--- BEGIN ---

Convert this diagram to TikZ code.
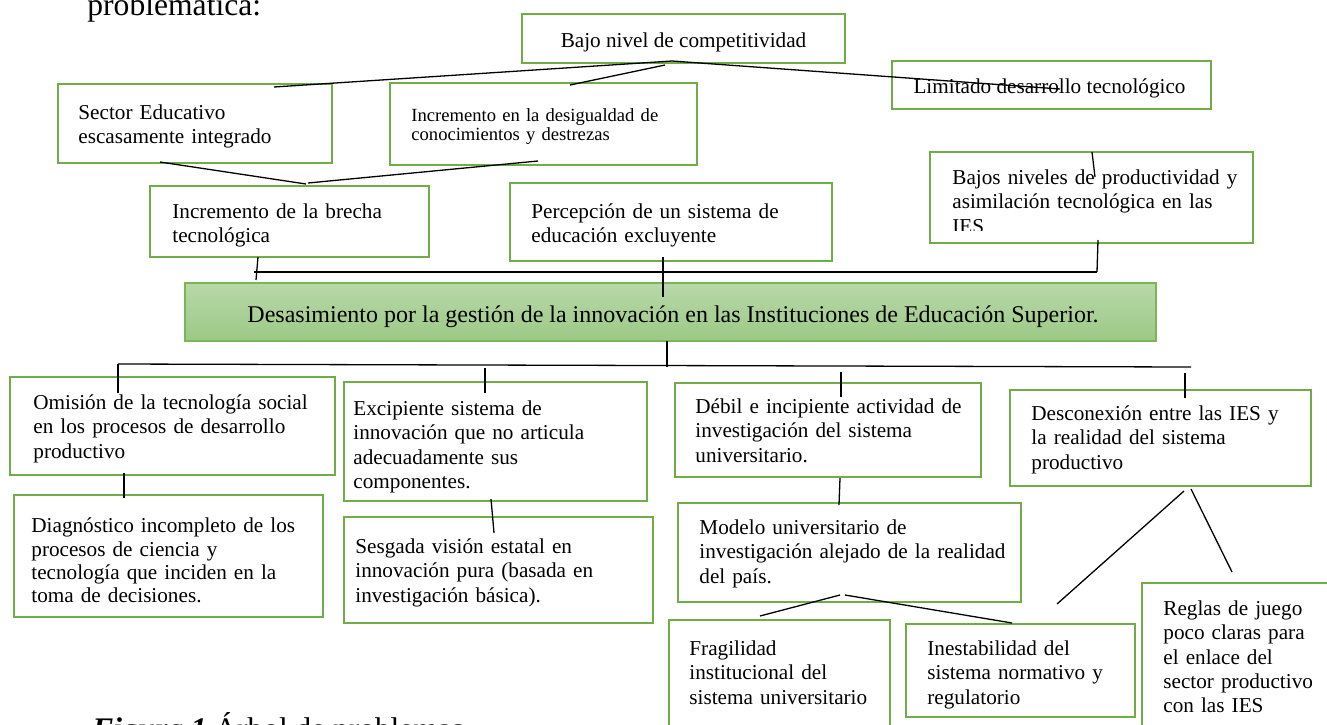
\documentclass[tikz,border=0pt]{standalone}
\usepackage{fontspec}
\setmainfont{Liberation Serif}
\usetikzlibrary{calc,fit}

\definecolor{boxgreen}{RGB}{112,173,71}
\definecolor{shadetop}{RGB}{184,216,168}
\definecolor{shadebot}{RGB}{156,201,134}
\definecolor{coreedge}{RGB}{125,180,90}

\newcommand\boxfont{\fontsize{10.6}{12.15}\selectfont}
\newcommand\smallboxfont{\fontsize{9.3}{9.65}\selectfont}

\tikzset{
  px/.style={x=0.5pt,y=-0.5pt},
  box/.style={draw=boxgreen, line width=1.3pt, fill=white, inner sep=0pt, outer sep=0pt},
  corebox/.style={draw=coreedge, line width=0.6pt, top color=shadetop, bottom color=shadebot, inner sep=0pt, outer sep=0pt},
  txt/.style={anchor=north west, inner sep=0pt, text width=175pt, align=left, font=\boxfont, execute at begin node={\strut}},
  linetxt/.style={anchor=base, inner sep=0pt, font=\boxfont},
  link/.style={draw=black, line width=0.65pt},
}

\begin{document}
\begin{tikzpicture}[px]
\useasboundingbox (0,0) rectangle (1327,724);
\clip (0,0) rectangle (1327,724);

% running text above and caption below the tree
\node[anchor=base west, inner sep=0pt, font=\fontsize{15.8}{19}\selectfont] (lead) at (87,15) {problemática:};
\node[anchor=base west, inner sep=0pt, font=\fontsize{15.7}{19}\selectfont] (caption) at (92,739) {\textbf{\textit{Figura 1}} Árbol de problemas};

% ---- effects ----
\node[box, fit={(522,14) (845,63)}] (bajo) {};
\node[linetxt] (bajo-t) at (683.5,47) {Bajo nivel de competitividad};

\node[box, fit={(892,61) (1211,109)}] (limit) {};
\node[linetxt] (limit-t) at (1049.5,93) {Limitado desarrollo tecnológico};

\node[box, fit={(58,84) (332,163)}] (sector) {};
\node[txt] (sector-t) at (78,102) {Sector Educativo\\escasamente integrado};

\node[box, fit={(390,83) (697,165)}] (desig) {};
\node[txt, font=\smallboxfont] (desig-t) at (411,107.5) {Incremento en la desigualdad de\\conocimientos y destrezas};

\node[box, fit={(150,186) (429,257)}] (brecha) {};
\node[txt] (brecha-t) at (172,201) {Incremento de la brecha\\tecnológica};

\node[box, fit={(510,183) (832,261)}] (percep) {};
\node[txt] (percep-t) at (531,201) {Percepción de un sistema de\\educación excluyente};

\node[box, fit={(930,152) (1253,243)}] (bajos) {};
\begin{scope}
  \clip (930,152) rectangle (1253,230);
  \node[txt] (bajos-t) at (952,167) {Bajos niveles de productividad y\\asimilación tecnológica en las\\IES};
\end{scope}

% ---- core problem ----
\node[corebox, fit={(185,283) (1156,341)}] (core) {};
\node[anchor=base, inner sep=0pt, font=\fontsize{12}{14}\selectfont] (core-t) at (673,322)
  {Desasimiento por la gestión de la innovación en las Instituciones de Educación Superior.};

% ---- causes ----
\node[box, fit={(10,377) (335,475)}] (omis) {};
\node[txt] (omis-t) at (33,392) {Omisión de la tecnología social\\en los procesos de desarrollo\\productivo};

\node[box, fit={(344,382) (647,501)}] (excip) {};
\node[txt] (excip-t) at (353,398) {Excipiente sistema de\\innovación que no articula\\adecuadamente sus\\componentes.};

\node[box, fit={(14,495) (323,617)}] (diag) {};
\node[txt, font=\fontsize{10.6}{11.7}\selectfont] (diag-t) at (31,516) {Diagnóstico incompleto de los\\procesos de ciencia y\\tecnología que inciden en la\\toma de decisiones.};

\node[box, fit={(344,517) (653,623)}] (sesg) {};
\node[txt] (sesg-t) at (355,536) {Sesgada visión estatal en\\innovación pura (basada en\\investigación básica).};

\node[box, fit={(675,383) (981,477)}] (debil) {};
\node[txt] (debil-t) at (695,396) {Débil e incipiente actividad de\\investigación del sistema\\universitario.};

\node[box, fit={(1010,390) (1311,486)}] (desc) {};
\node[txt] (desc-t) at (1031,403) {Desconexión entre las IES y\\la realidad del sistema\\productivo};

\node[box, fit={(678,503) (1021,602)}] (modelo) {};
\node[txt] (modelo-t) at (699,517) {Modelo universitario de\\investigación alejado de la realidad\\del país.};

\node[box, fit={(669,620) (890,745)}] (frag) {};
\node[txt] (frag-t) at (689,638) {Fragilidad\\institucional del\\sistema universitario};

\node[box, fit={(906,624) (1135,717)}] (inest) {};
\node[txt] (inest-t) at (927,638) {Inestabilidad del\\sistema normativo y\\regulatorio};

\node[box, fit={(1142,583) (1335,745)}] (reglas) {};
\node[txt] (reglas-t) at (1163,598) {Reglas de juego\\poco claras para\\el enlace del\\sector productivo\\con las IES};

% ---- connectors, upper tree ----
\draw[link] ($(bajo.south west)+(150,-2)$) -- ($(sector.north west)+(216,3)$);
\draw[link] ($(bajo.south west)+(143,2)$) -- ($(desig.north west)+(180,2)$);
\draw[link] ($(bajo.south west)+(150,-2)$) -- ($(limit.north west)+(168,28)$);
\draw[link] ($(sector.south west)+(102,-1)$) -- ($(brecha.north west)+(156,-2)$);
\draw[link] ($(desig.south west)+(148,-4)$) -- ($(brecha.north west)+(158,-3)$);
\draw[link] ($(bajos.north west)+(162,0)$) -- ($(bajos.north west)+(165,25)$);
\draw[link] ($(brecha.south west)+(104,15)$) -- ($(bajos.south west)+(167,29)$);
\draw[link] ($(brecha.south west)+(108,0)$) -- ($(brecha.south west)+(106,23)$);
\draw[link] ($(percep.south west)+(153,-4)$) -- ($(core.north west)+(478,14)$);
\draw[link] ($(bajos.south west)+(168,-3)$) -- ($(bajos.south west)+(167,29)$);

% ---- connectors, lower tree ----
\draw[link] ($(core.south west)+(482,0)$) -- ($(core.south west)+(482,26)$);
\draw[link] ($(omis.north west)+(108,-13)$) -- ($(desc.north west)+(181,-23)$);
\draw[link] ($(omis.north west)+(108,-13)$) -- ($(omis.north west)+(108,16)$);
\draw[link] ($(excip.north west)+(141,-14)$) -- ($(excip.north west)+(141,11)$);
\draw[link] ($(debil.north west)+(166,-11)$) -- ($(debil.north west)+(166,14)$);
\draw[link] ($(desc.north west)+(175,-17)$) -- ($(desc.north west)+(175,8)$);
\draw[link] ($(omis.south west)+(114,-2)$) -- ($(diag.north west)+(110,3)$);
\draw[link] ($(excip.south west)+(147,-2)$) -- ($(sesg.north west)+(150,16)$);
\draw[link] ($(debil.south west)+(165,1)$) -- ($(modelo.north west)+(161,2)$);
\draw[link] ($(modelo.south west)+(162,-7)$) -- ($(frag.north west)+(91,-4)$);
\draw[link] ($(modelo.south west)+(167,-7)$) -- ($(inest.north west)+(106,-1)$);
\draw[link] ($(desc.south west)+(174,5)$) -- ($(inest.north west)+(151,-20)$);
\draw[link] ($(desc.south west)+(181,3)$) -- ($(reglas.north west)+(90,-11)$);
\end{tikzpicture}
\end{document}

--- END ---
--- BEGIN ---

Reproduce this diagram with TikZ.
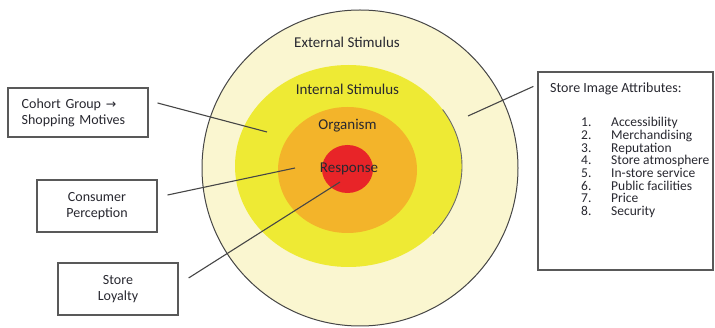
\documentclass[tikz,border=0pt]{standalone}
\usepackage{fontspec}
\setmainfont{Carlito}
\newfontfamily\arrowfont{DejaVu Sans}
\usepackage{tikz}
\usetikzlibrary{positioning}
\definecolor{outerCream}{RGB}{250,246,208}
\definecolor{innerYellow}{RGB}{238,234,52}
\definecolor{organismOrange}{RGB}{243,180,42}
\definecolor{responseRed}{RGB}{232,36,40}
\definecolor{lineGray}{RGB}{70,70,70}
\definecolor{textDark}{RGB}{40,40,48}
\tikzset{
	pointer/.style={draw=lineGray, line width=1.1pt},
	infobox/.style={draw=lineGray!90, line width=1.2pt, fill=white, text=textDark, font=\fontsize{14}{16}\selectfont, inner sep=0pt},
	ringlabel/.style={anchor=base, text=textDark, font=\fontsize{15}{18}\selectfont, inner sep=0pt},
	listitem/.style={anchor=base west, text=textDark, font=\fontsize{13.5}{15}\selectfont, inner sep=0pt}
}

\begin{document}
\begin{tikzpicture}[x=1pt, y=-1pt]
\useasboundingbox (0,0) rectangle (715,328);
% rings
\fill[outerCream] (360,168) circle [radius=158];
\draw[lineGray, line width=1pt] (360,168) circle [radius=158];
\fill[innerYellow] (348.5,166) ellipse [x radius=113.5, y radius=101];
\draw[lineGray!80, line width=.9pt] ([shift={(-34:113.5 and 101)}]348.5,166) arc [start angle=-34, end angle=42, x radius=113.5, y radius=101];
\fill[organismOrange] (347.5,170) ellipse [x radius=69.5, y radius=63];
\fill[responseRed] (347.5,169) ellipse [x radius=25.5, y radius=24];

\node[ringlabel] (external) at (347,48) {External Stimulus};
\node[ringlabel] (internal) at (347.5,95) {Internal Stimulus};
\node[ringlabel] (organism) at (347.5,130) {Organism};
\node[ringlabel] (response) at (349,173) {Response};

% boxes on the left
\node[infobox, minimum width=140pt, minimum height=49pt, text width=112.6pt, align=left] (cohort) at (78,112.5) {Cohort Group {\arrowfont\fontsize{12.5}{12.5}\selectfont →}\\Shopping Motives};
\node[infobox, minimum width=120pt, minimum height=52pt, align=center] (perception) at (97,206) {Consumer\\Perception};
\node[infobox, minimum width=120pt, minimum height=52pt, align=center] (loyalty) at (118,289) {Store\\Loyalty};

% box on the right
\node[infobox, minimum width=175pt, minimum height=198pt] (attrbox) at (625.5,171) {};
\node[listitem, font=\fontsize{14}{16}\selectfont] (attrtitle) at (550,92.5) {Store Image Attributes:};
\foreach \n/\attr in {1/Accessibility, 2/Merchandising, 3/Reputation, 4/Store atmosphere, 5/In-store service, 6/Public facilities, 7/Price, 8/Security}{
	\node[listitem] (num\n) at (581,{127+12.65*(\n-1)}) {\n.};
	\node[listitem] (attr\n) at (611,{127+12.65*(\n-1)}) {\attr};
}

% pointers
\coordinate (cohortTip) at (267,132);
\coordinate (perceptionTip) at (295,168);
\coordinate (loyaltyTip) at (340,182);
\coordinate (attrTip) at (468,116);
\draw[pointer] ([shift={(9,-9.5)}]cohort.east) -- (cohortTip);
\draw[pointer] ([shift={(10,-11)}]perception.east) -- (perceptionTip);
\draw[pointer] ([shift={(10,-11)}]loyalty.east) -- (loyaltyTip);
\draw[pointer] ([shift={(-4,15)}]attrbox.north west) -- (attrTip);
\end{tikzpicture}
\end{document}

--- END ---

# [DO THIS]
Begin with the line where "Convert this diagram to TikZ code." appears and end with the line where "(caption) at (92,739)" appears. Copy only that stretch, exactly, with no pictures.

# [CORRECT OUTPUT]
Convert this diagram to TikZ code.
\documentclass[tikz,border=0pt]{standalone}
\usepackage{fontspec}
\setmainfont{Liberation Serif}
\usetikzlibrary{calc,fit}

\definecolor{boxgreen}{RGB}{112,173,71}
\definecolor{shadetop}{RGB}{184,216,168}
\definecolor{shadebot}{RGB}{156,201,134}
\definecolor{coreedge}{RGB}{125,180,90}

\newcommand\boxfont{\fontsize{10.6}{12.15}\selectfont}
\newcommand\smallboxfont{\fontsize{9.3}{9.65}\selectfont}

\tikzset{
  px/.style={x=0.5pt,y=-0.5pt},
  box/.style={draw=boxgreen, line width=1.3pt, fill=white, inner sep=0pt, outer sep=0pt},
  corebox/.style={draw=coreedge, line width=0.6pt, top color=shadetop, bottom color=shadebot, inner sep=0pt, outer sep=0pt},
  txt/.style={anchor=north west, inner sep=0pt, text width=175pt, align=left, font=\boxfont, execute at begin node={\strut}},
  linetxt/.style={anchor=base, inner sep=0pt, font=\boxfont},
  link/.style={draw=black, line width=0.65pt},
}

\begin{document}
\begin{tikzpicture}[px]
\useasboundingbox (0,0) rectangle (1327,724);
\clip (0,0) rectangle (1327,724);

% running text above and caption below the tree
\node[anchor=base west, inner sep=0pt, font=\fontsize{15.8}{19}\selectfont] (lead) at (87,15) {problemática:};
\node[anchor=base west, inner sep=0pt, font=\fontsize{15.7}{19}\selectfont] (caption) at (92,739) {\textbf{\textit{Figura 1}} Árbol de problemas};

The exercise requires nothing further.